Mato Grosso é o 9º estado do país em casos de morte violenta de mulheres, e o segundo do Centro-Oeste, com índice acima da média nacional, entre os anos de 2009 e 2011. Os dados constam do estudo “Violência contra a mulher: feminicídios no Brasil”, divulgados nesta quarta-feira (25) pelo Instituto de Pesquisa Econômica Aplicada (Ipea).
O feminicídio é a morte causada pelo fato da vítima ser mulher. No Brasil, de 2009 a 2011, ocorreram 16.993 mortes, o que resultou em taxa de 5,82 mulheres assassinadas por grupo de 100 mil habitantes. Em Mato Grosso, esse índice é de 6,95. A maior incidência do país é no Espírito Santo (11,24) e, a menor, no Piauí (2,71). Em cerca de 40% dos homicídios, o autor é parceiro íntimo da vítima.
O estudo também revelou que a Lei Maria da Penha, que começou a valer em setembro de 2006, não teve impacto para reduzir as taxas anuais de mortalidade por agressões. Entre 2001 e 2006, esse índice foi de 5,28. No período de 2007 a 2011, a incidência foi de 5,22. Em 2007, ainda houve queda nos números de casos (4,74), mas, nos anos seguintes, a taxa voltou a subir. Em 2011, ficou em 5,43.
"O problema não está no funcionamento da lei. O problema é que ela não é aplicada no país. No Brasil, 85% das pessoas são a favor dessa lei, que é de primeiro mundo. E 20% acham que deveria ser ainda mais dura", afirmou a promotora de Justiça Lindinalva Rodrigues Costa, coordenadora do Núcleo das Promotorias Especializadas no Enfrentamento à Violência Doméstica e Familiar de Cuiabá.
Lindinalva trabalhou como auxiliar da Comissão Parlamentar Mista de Inquérito (CPMI) da Violência Doméstica do Congresso Nacional e viajou por vários estados para debater o assunto. "O que a gente percebe é que não há plantões nas delegacias para esses crimes e há omissões e precariedades. Isso porque nas capitais a situação ainda é um pouco melhor. Porque, no interior, a mulher simplesmente não tem para onde correr", disse.
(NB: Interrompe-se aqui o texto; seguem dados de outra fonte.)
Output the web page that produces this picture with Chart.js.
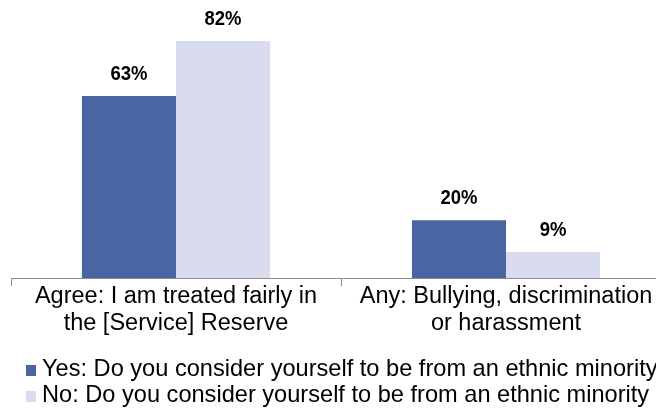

Para a promotora, que foi a primeira do país a aplicar a lei, Cuiabá apresentou avanços nos últimos anos. "Aqui, os homicídios de mulheres são tratados com a Lei Maria da Penha. É a única cidade do país que faz isso. Em outros lugares, são investigados como crimes comuns. E, nessa vala comum, as coisas ficam ainda mais difíceis".
Educação e campanhas
Lindinalva disse acreditar que campanhas educativas e preventivas são as únicas formas de evitar mais mortes, principalmente cometidas pelos parceiros das vítimas. "É preciso mudar essa mentalidade de alguns homens de acharem que são donos das mulheres. Porque em um momento de fúria ou raiva, ele vai matar, e não existe lei que vai impedir isso. O 'não' da mulher, quando ela não quer mais uma relação, deve ser respeitado", frisou.
A promotora afirmou ainda que existe muito machismo por parte dos próprios 'operadores do direito'. Em muitos casos, eles desconfiam da palavra da mulher, quando ela procura a polícia para denunciar agressões ou abusos. "Já presenciei um caso, fora de Mato Grosso, em que um delegado exigiu que uma mulher apresentasse duas testemunhas para que ele registrasse boletim de ocorrência de agressão", exemplificou.
Perfil das vítimas
Os números mostram que, no Brasil, uma mulher morre a cada uma hora e meia de causas violentas, o que representa 472 mortes por mês e 15,52 por dia. As principais vítimas são negras (61%) e com idade entre 20 e 29 anos (31%).
As maiores concentrações de morte de mulheres negras estão no Nordeste (87%), Norte 983% e Centro-Oeste (68%). A baixa escolaridade também foi constatada na maior parte dos casos: 48% tinham até 8 anos de estudo, entre as vítimas com mais de 15 anos de idade.
Armas e final de semana
Metade dos assassinatos é cometida com arma de fogo e 34% com arma cortante ou perfurante. De acordo com a pesquisa do Ipea, as mortes ocorrem, na maioria das vezes, em via pública (31%) e no domicílio (29%). E a maior parte dos casos ocorre no final de semana (36%) - somente os domingos concentram 19% dos assassinatos de mulheres.